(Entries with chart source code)

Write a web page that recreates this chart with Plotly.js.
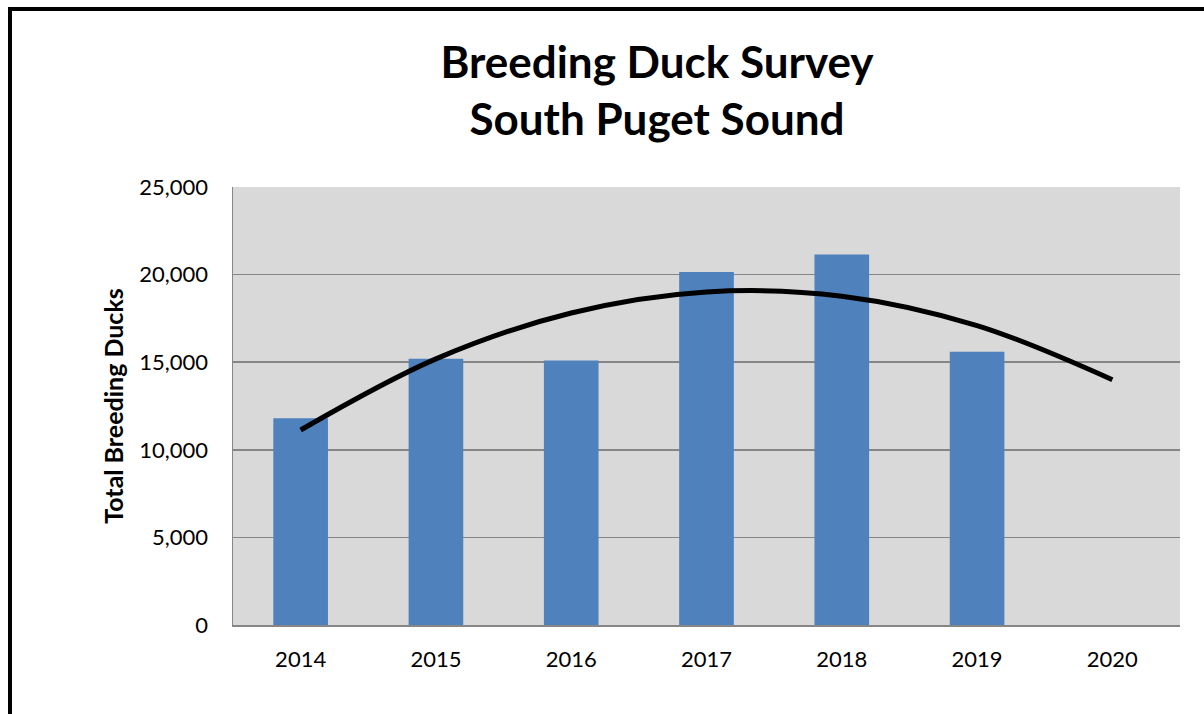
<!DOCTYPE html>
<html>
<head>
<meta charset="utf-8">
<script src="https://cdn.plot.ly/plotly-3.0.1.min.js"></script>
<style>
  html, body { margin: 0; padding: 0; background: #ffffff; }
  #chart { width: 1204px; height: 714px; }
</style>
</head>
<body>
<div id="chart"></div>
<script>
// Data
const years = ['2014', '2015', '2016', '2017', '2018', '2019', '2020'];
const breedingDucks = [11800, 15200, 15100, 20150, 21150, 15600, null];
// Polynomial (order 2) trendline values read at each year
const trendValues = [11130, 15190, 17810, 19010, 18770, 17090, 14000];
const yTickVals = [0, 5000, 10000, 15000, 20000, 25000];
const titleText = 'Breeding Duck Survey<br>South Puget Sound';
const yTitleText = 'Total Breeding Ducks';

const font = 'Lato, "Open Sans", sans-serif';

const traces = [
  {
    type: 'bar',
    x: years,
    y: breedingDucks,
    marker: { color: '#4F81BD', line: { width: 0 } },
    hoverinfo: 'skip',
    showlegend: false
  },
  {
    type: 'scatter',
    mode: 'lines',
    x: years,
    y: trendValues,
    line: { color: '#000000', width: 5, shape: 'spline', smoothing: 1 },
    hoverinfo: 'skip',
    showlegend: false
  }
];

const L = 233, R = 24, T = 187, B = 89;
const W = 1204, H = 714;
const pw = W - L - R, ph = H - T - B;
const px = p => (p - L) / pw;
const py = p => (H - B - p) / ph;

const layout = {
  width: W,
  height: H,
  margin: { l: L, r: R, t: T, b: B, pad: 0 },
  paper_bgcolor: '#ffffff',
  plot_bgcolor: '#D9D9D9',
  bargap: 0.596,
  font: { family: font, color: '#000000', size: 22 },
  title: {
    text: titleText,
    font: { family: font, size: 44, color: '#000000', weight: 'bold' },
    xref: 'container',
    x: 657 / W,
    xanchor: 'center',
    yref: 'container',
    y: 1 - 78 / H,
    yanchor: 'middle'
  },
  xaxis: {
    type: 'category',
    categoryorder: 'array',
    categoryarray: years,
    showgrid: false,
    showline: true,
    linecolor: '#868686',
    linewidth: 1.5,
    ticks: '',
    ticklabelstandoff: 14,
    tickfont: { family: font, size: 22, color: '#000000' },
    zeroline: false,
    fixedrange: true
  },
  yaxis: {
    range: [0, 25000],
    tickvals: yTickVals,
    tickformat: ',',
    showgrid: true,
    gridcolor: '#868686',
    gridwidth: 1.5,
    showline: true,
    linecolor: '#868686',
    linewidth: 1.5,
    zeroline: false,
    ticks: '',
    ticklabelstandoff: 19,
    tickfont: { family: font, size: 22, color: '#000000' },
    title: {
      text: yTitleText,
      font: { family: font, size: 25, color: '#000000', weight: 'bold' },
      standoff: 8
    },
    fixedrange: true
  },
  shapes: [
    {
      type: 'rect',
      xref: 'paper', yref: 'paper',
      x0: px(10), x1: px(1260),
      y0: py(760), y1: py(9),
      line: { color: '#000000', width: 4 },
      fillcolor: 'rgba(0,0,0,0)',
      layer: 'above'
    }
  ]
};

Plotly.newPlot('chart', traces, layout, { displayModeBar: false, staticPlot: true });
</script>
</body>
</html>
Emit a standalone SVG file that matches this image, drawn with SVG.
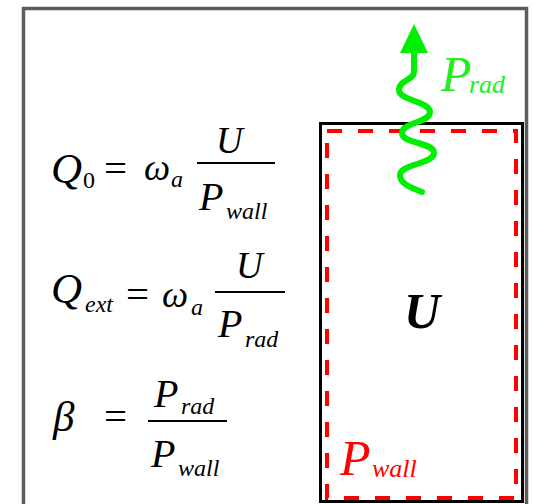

Task to complete:
Look through the entries above; copy each line where the string "that" appears.

Answer to this problem:
Write a web page that recreates this chart with Plotly.js.
Emit a standalone SVG file that matches this image, drawn with SVG.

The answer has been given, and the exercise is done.